What is being asked: Give again only the lines beginning with the one that contains "Rebuild this chart" and ending with the one that contains "from matplotlib.patches import Patch"; include both of those lines.

[Rows from a dataset of charts and code]
[start]
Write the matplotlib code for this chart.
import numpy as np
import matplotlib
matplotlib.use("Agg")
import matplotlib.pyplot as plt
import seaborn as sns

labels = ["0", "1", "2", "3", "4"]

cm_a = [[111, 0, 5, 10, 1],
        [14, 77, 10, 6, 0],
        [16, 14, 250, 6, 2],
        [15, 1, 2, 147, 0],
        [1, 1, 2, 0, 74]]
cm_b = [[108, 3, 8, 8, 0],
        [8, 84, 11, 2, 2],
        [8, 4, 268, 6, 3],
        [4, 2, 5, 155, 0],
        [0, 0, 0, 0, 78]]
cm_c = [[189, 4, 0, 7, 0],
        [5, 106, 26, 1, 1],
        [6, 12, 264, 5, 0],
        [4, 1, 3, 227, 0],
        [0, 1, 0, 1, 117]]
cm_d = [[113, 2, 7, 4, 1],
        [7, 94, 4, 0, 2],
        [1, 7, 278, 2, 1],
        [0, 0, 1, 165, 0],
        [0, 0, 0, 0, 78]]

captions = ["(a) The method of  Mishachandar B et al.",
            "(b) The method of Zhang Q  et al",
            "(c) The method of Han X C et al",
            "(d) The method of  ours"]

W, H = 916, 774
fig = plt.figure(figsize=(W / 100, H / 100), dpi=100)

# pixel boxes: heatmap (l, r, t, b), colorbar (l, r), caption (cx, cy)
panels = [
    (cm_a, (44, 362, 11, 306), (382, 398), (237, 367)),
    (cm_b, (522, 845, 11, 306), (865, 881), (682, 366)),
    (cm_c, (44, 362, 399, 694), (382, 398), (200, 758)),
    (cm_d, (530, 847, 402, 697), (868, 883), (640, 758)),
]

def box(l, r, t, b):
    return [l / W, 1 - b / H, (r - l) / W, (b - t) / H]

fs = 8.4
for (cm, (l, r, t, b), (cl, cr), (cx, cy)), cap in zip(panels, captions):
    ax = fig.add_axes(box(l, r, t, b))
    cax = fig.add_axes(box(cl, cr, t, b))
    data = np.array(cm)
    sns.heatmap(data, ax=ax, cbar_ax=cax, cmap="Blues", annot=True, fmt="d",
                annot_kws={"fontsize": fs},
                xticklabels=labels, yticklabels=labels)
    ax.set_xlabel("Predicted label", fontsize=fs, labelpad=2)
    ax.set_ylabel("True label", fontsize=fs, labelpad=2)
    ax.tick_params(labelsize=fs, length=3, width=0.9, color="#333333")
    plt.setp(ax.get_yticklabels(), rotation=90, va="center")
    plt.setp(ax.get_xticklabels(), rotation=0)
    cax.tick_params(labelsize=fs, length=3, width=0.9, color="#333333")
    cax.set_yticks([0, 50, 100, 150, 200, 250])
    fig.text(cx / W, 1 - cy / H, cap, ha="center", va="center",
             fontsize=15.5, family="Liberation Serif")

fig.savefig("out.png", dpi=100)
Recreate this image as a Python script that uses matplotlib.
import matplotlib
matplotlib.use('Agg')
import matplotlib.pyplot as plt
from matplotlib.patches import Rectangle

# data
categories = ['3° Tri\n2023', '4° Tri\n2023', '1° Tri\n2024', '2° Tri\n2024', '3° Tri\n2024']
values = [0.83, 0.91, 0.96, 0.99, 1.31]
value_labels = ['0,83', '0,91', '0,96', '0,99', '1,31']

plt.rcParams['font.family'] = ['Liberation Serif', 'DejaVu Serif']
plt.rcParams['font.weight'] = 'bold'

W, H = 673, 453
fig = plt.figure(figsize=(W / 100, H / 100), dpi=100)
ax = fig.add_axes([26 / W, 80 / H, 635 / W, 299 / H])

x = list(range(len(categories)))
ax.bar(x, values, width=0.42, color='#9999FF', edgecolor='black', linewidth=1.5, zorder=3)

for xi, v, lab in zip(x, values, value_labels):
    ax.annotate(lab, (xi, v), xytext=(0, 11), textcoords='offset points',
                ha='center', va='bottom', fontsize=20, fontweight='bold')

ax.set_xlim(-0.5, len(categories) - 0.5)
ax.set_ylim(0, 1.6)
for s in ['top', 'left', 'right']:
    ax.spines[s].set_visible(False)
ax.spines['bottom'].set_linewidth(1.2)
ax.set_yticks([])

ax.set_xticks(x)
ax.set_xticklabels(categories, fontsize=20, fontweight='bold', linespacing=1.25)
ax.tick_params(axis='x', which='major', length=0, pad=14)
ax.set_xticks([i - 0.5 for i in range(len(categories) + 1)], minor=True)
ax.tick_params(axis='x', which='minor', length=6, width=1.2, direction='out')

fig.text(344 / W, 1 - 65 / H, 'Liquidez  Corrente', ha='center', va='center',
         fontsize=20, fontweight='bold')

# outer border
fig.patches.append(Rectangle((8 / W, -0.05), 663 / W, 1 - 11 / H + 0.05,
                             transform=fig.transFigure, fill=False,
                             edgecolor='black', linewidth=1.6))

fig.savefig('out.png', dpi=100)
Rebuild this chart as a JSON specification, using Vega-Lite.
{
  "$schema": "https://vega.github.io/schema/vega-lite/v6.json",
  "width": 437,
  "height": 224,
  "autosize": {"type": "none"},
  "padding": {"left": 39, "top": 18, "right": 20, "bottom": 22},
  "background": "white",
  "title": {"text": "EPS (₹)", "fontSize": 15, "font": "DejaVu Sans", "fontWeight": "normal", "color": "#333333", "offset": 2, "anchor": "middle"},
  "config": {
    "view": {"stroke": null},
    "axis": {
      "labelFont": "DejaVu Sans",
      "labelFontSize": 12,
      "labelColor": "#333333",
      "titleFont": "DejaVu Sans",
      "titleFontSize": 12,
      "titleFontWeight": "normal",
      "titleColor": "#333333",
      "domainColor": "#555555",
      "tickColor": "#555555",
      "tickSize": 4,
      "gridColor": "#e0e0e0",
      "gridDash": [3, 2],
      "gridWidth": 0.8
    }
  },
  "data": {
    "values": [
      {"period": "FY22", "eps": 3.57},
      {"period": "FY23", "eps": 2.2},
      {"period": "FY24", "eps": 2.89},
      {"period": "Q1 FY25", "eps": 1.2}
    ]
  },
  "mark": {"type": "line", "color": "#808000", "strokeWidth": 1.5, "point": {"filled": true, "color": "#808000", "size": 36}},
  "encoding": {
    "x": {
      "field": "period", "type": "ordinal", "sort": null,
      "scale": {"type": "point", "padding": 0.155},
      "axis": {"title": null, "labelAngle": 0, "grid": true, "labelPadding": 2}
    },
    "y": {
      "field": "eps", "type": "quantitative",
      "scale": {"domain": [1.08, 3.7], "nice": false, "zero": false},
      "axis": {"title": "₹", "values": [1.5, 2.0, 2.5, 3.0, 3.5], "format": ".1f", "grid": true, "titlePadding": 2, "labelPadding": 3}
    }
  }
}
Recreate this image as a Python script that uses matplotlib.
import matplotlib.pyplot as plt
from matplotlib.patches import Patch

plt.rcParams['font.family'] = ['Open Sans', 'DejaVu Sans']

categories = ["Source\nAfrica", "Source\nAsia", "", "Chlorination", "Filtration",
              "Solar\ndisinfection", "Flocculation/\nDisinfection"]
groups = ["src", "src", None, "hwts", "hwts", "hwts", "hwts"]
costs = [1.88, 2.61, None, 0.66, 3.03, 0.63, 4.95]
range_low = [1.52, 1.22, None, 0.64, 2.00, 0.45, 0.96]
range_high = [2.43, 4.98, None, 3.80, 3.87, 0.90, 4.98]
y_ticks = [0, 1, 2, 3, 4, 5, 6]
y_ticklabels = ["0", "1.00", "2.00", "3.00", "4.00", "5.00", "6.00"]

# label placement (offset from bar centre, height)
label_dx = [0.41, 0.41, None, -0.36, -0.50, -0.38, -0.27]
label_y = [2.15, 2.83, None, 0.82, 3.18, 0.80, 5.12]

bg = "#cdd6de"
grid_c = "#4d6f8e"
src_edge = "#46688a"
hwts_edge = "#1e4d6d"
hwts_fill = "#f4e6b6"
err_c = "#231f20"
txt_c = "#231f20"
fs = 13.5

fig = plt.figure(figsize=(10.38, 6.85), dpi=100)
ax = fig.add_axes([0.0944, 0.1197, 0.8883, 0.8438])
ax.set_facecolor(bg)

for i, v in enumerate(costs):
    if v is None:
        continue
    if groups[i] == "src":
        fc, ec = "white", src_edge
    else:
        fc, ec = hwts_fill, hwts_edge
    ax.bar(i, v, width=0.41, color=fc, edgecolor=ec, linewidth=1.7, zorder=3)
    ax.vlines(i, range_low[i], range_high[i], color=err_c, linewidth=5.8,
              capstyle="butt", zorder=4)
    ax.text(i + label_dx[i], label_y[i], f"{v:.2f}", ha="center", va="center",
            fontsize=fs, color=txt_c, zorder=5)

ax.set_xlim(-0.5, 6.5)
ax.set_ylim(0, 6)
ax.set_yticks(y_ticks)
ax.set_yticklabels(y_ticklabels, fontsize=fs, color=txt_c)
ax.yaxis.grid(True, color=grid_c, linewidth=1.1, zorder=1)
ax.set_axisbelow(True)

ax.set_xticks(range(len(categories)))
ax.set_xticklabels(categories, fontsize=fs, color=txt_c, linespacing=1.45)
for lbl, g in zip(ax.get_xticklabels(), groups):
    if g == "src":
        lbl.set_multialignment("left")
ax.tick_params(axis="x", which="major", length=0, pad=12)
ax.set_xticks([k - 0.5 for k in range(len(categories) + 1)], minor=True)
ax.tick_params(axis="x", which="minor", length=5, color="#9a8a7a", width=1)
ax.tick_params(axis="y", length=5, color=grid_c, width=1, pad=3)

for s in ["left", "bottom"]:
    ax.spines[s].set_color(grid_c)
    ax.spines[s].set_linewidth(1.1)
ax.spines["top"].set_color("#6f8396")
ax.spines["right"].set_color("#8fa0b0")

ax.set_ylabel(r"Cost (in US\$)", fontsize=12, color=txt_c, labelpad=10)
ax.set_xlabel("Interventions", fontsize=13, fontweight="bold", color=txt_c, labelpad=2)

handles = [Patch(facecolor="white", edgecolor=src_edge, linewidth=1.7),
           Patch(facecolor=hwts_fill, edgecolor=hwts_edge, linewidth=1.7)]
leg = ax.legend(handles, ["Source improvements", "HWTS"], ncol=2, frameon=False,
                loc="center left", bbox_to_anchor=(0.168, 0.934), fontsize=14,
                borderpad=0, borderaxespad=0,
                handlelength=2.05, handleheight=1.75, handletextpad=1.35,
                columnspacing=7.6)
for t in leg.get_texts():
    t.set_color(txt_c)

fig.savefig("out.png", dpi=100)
[end]
Solved problem:
Rebuild this chart as a JSON specification, using Vega-Lite.
{
  "$schema": "https://vega.github.io/schema/vega-lite/v6.json",
  "width": 437,
  "height": 224,
  "autosize": {"type": "none"},
  "padding": {"left": 39, "top": 18, "right": 20, "bottom": 22},
  "background": "white",
  "title": {"text": "EPS (₹)", "fontSize": 15, "font": "DejaVu Sans", "fontWeight": "normal", "color": "#333333", "offset": 2, "anchor": "middle"},
  "config": {
    "view": {"stroke": null},
    "axis": {
      "labelFont": "DejaVu Sans",
      "labelFontSize": 12,
      "labelColor": "#333333",
      "titleFont": "DejaVu Sans",
      "titleFontSize": 12,
      "titleFontWeight": "normal",
      "titleColor": "#333333",
      "domainColor": "#555555",
      "tickColor": "#555555",
      "tickSize": 4,
      "gridColor": "#e0e0e0",
      "gridDash": [3, 2],
      "gridWidth": 0.8
    }
  },
  "data": {
    "values": [
      {"period": "FY22", "eps": 3.57},
      {"period": "FY23", "eps": 2.2},
      {"period": "FY24", "eps": 2.89},
      {"period": "Q1 FY25", "eps": 1.2}
    ]
  },
  "mark": {"type": "line", "color": "#808000", "strokeWidth": 1.5, "point": {"filled": true, "color": "#808000", "size": 36}},
  "encoding": {
    "x": {
      "field": "period", "type": "ordinal", "sort": null,
      "scale": {"type": "point", "padding": 0.155},
      "axis": {"title": null, "labelAngle": 0, "grid": true, "labelPadding": 2}
    },
    "y": {
      "field": "eps", "type": "quantitative",
      "scale": {"domain": [1.08, 3.7], "nice": false, "zero": false},
      "axis": {"title": "₹", "values": [1.5, 2.0, 2.5, 3.0, 3.5], "format": ".1f", "grid": true, "titlePadding": 2, "labelPadding": 3}
    }
  }
}
Recreate this image as a Python script that uses matplotlib.
import matplotlib.pyplot as plt
from matplotlib.patches import Patch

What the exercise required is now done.